U.S. President Donald Trump issued an executive order in May restricting the access of foreign telecommunications suppliers to U.S. markets, signaling an escalation of the dispute between the United States and the Chinese telecommunications company Huawei. C4ISRNET, the digital magazine for the network-based defense community, spoke to Rob de Wijk about why the 5G debate is so important to the White House.
Less than a week after Trump’s order, Google decided to debar Huawei, a market leader in fifth-generation (5G) telecommunications technology, from some Android updates. Trump’s move meant that future Huawei smartphones could lose access to apps on the Google Play platform, as well as some security updates, when a new version of Android is launched later in 2019.
The White House views Huawei’s participation in the construction of its 5G network as a security risk, and this year the Trump administration has led a campaign to encourage allies around the world to impose similar restrictions. The case highlights the potentially transformative implications next-generation technologies, including 5G, could have on military conflict. But given its role at the leading edge of military and intelligence deployments, one organization is paying special attention to these trends: the NATO special forces community.
“The 5G debate is so important in helping us to understand why the president of [the] U.S. makes such a big deal out of it,” Rob de Wijk, director at The Hague Centre for Strategic Studies, told C4ISRNET. State actors who “win” the race to understand and embrace these technologies will control critical infrastructure and accessibility to it throughout the world, he said.
Hyper war
De Wijk, who is a member of the headquarters’ special operations steering group, explained to C4ISRNET how the advent of these technologies was creating a multi-faceted counter strategy.

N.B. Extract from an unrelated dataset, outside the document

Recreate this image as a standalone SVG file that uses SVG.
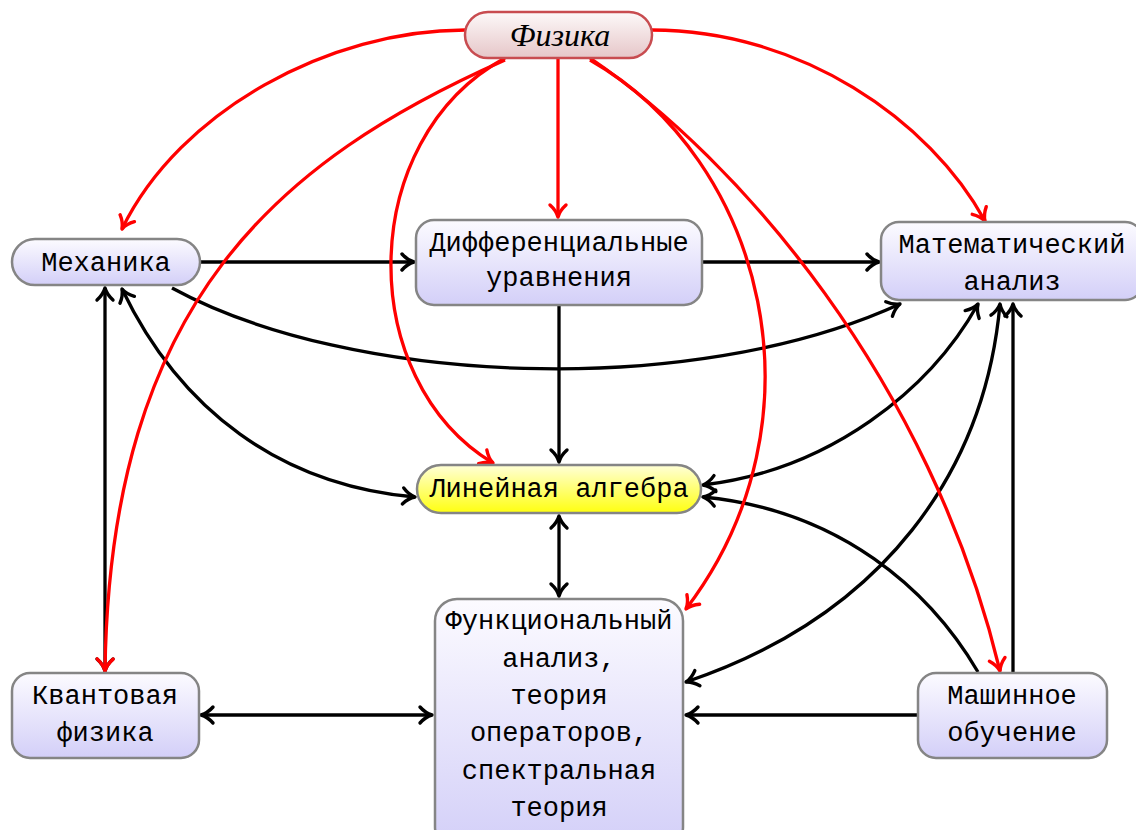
<svg xmlns="http://www.w3.org/2000/svg" width="1136" height="830" viewBox="0 0 1136 830">
<defs>
<linearGradient id="gl" x1="0" y1="0" x2="0" y2="1"><stop offset="0" stop-color="#fcfbff"/><stop offset="1" stop-color="#d3cff8"/></linearGradient>
<linearGradient id="gy" x1="0" y1="0" x2="0" y2="1"><stop offset="0" stop-color="#ffffd8"/><stop offset="1" stop-color="#ffff10"/></linearGradient>
<linearGradient id="gp" x1="0" y1="0" x2="0" y2="1"><stop offset="0" stop-color="#fdf9f9"/><stop offset="1" stop-color="#e6c6c8"/></linearGradient>
<marker id="ab" markerUnits="userSpaceOnUse" viewBox="-15 -10 17 20" markerWidth="17" markerHeight="20" refX="0" refY="0" orient="auto-start-reverse" overflow="visible"><path d="M-12,-8 C-8,-3.5 -2.5,-0.7 0,0 C-2.5,0.7 -8,3.5 -12,8" fill="none" stroke="#000" stroke-width="3.4" stroke-linecap="round" stroke-linejoin="round"/></marker>
<marker id="ar" markerUnits="userSpaceOnUse" viewBox="-15 -10 17 20" markerWidth="17" markerHeight="20" refX="0" refY="0" orient="auto-start-reverse" overflow="visible"><path d="M-12,-8 C-8,-3.5 -2.5,-0.7 0,0 C-2.5,0.7 -8,3.5 -12,8" fill="none" stroke="#ff0000" stroke-width="3.4" stroke-linecap="round" stroke-linejoin="round"/></marker>
<style>
.n{fill:url(#gl);stroke:#858585;stroke-width:2.5}
.t{font-family:"Liberation Mono","DejaVu Sans Mono",monospace;font-size:27px;fill:#000;text-anchor:middle}
.b{fill:none;stroke:#000;stroke-width:3.3}
.r{fill:none;stroke:#ff0000;stroke-width:3.3}
</style>
</defs>
<g id="connectors">
<path class="b" d="M200,262 L414,262" marker-end="url(#ab)"/>
<path class="b" d="M703,262 L879,262" marker-end="url(#ab)"/>
<path class="b" d="M172,288 C350,385 690,400 900,304" marker-end="url(#ab)"/>
<path class="b" d="M559,306 L559,462" marker-end="url(#ab)"/>
<path class="b" d="M122,289 C180,410 280,485 415,497" marker-start="url(#ab)" marker-end="url(#ab)"/>
<path class="b" d="M105,288 L105,671" marker-start="url(#ab)" marker-end="url(#ab)"/>
<path class="b" d="M559,516 L559,596" marker-start="url(#ab)" marker-end="url(#ab)"/>
<path class="b" d="M201,715 L432,715" marker-start="url(#ab)" marker-end="url(#ab)"/>
<path class="b" d="M917,715 L686,715" marker-end="url(#ab)"/>
<path class="b" d="M1013,672 L1013,304" marker-end="url(#ab)"/>
<path class="b" d="M978,672 C930,590 840,510 703,497" marker-end="url(#ab)"/>
<path class="b" d="M978,304 C930,390 830,470 703,485" marker-start="url(#ab)" marker-end="url(#ab)"/>
<path class="b" d="M1000,304 C985,470 885,615 686,682" marker-start="url(#ab)" marker-end="url(#ab)"/>
<path class="r" d="M465,30 C330,30 180,110 122,229" marker-end="url(#ar)"/>
<path class="r" d="M652,30 C800,30 930,120 985,221" marker-end="url(#ar)"/>
<path class="r" d="M558,59 L558,217" marker-end="url(#ar)"/>
<path class="r" d="M505,58 C355,140 355,380 493,463" marker-end="url(#ar)"/>
<path class="r" d="M505,60 C280,160 110,300 105,671" marker-end="url(#ar)"/>
<path class="r" d="M590,60 C765,160 830,420 686,609" marker-end="url(#ar)"/>
<path class="r" d="M590,58 C740,160 930,380 1000,671" marker-end="url(#ar)"/>
</g>
<g id="fizika">
<rect x="465" y="12" width="187" height="46" rx="23" fill="url(#gp)" stroke="#c84c50" stroke-width="2.5"/>
<text x="560" y="46" text-anchor="middle" font-family="'Liberation Serif','DejaVu Serif',serif" font-style="italic" font-size="32">Физика</text>
</g>
<g id="mehanika">
<rect class="n" x="12" y="239" width="188" height="46" rx="23"/>
<text class="t" x="106" y="271">Механика</text>
</g>
<g id="diffur">
<rect class="n" x="416" y="220" width="286" height="85" rx="18"/>
<text class="t" x="559" y="251">Дифференциальные</text>
<text class="t" x="559" y="286">уравнения</text>
</g>
<g id="matan">
<rect class="n" x="881" y="222" width="262" height="78" rx="18"/>
<text class="t" x="1012" y="253">Математический</text>
<text class="t" x="1012" y="290">анализ</text>
</g>
<g id="linal">
<rect x="417" y="465" width="284" height="48" rx="24" fill="url(#gy)" stroke="#858585" stroke-width="2.5"/>
<text class="t" x="559" y="497">Линейная алгебра</text>
</g>
<g id="funan">
<rect class="n" x="435" y="599" width="248" height="250" rx="22"/>
<text class="t" x="559" y="629">Функциональный</text>
<text class="t" x="559" y="667">анализ,</text>
<text class="t" x="559" y="704">теория</text>
<text class="t" x="559" y="741">операторов,</text>
<text class="t" x="559" y="779">спектральная</text>
<text class="t" x="559" y="816">теория</text>
</g>
<g id="kvant">
<rect class="n" x="12" y="673" width="187" height="85" rx="18"/>
<text class="t" x="105" y="704">Квантовая</text>
<text class="t" x="105" y="741">физика</text>
</g>
<g id="ml">
<rect class="n" x="918" y="673" width="189" height="85" rx="18"/>
<text class="t" x="1012" y="704">Машинное</text>
<text class="t" x="1012" y="741">обучение</text>
</g>
</svg>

He referenced a series of operational requirements for the NATO special operations community. These included the creation of superior situational awareness and situational understanding (generated by using sensors and data from diverse suppliers and from all military domains, including cyber and space); the application of anti-access/area-denial bubbles around friendly force assets to bolster defense; the employment of agile and autonomous defense systems for self-protection; extensive use of unmanned systems with low observability qualities; covert tactics to optimize the use of submersibles and SOF; attacking enemy A2AD capabilities through a concerted multi-domain, multi-level strategy; and coalition efforts to ensure Freedom of Navigation/Movement in order to challenge territorial claims which attempt to channel sea traffic or deny access.
According to de Wijk, big data and AI will play an increasingly critical role in processing information into actionable intelligence. “In war-fighting scenarios, resilient defense concepts should consider ever tightening Observe-Orient-Decide-Act loops that are highly automated, particularly given the development of smart, supersonic, and hypersonic weapons, and of swarm tactics. Those developments could radically change the face of war with important consequences for navies around the world,” he suggested.
This form of ‘hyper war’ would allow artificial intelligence and machine learning algorithms to optimize decision-making processes, and potentially to take the human “out of the loop” in targeting cycles. Combined it would “drastically shorten [the time taken to move around] the OODA loop”. De Wijk said that, “governments willing to take humans out of the loop will have a decisive advantage. When you take humans out of the loop, it shortens the OODA loop dramatically. China and Russia are willing to do this… as opposed to Western countries.”
His message is similar to the future military leaders at the Pentagon have been describing in recent years.
Near-peer competition
As in the United States, any discussion of competition starts with China and Russia.
“China will not create a traditional bloc but will use its Belt and Road Initiative to create spheres of influence,” de Wijk said. “It will use debt trap policies for increasing its military footprint. Russia will try to establish a bloc made up by the former Soviet republics and will create new buffer zones including Ukraine, Georgia, and Moldova.” He told C4ISRNET that the NATO’s special operations headquarters had only recently started discussions regarding the threat of Chinese and Russian interference to national sovereignty in eastern Europe and the Indo-Pacific.
The NATO SOF Commander’s Conference, held in Dublin in March, represented the first time that the international special forces community had met to openly discuss Chinese and Russian threats in these specific areas.
Special operations are likely to center around the execution of strategic reconnaissance missions in the future to ensure ‘free and open’ access to areas such as the Indo-Pacific.
“NATO must do it differently and in a clever way and we need SOF for that”, de Wijk said. “A new global power struggle is emerging. The [new technologies] will facilitate China’s rise and military dominance. Asymmetric response is only part of the solution. Traditional SOF missions will remain important but more emphasis should be placed upon inter-state conflict and peer competition.”